Context with values #

Context package makes possible to use context object as key-value storage. This feature allows to share data across application layers.

Syntax:

func WithValue(parent Context, key, val any) Context

You can use any type as key and value. Let’s consider the simplest example of using context as storage:

package main

import (
  "context"
  "fmt"
)

func main() {
  printerFn := func(ctx context.Context) {
    name := ctx.Value("name")
    fmt.Println(name)
  }

  ctx := context.WithValue(context.Background(), "name", "Bob")

  printerFn(ctx) // Will print "Bob"
}

Context values propagation #

Context will inherit all values from the parent context, but can override someone.
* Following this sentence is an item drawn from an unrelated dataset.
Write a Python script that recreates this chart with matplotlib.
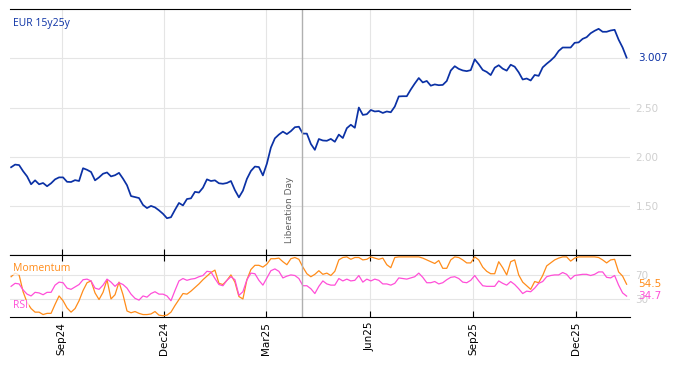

It will be shown in following example. We will add some modification to previous example:

package main

import (
	"context"
	"fmt"
)

func main() {
	printerFn := func(ctx context.Context) {
		fmt.Println(ctx.Value("name"), ctx.Value("age"))
	}

	rootCtx := context.WithValue(context.Background(), "name", "Bob")
	rootCtx = context.WithValue(rootCtx, "age", 23)
	childCtx := context.WithValue(rootCtx, "age", "17")

	printerFn(rootCtx)  // will print "Bob 23"
	printerFn(childCtx) // will print "Bob 17"
}

rootCtx in this example contains two values, childCtx derived from rootCtx inherit the value associated with key name and override the value of age.

Pros and cons of context values:

• Flexibility - store any kind of data;
• Lose compile-time type checking - you have to check types in runtime;

Conclusions #

It is bad choice using context for everything in your application. Context package oriented for request scoped data, this is a data relevant and bound with currently processing request. Here request used in wide meaning, it is not only HTTP request. For example: it is a good practice to store in context user authorization data, because auth data strongly depends on current request. An application can process several request simultaneously, and each of request consists different authorization data. Context package provides good utilities for control deadlines and passing data across application layer without conflicts and collisions.